=== Exercise details ===
Search the material for the word "this" and copy each line that holds it.

=== Stored records ===
[start]

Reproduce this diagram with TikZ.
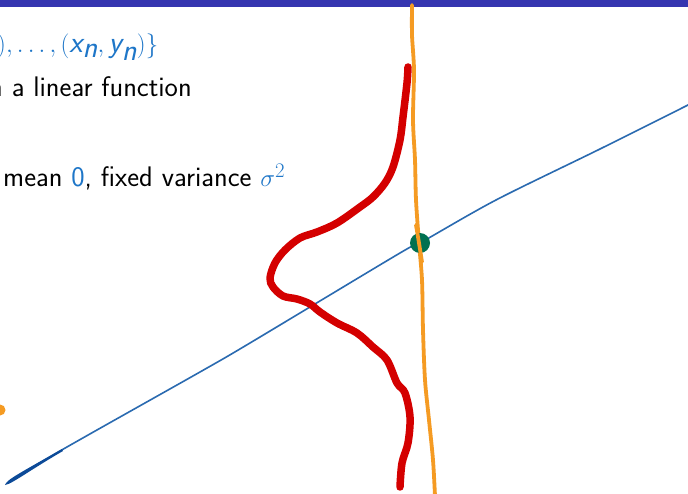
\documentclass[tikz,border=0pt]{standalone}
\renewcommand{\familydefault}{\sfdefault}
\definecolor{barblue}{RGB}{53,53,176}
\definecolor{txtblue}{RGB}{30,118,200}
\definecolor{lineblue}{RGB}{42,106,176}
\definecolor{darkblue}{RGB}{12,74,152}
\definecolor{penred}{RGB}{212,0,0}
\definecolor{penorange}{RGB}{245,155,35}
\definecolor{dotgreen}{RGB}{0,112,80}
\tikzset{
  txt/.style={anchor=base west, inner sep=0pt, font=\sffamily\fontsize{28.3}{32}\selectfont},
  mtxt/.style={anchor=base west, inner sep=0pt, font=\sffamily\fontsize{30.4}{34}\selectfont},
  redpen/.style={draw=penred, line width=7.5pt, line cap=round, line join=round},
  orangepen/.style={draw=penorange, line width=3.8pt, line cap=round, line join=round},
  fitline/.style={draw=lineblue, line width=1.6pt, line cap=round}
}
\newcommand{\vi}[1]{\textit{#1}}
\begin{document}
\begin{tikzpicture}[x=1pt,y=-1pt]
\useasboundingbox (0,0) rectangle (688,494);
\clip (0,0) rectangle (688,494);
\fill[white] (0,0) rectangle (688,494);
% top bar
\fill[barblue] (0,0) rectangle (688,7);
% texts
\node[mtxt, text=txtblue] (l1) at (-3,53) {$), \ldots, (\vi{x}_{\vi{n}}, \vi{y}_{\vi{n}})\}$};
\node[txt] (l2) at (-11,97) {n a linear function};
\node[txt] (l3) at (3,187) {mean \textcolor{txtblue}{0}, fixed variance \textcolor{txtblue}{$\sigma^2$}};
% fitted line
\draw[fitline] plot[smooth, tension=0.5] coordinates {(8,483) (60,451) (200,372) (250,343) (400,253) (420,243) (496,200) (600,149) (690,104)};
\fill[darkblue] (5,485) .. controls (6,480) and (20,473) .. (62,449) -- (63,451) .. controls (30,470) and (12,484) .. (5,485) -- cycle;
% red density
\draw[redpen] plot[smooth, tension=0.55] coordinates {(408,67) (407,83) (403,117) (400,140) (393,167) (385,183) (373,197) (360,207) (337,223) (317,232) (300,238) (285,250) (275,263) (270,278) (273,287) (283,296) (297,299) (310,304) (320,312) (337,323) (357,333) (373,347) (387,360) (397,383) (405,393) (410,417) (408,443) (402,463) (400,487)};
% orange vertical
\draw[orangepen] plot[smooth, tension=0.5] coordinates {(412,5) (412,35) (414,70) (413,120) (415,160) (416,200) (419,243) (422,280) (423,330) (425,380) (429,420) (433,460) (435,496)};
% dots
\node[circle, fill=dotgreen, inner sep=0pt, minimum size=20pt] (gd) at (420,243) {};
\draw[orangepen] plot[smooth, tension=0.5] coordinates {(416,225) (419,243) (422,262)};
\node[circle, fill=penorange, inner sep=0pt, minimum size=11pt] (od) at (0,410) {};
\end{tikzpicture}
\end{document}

[end]
[start]

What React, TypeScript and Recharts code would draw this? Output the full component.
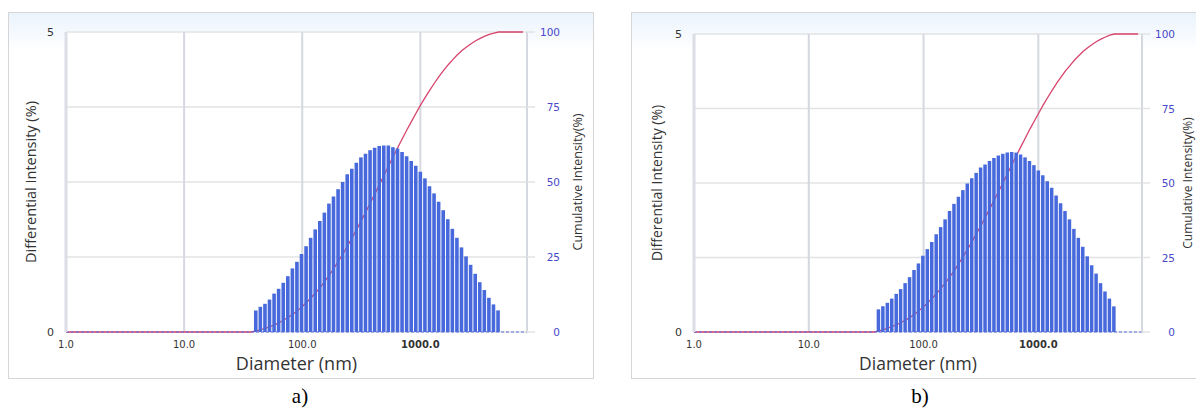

[end]

=== The result ===
Reproduce this diagram with TikZ.
What React, TypeScript and Recharts code would draw this? Output the full component.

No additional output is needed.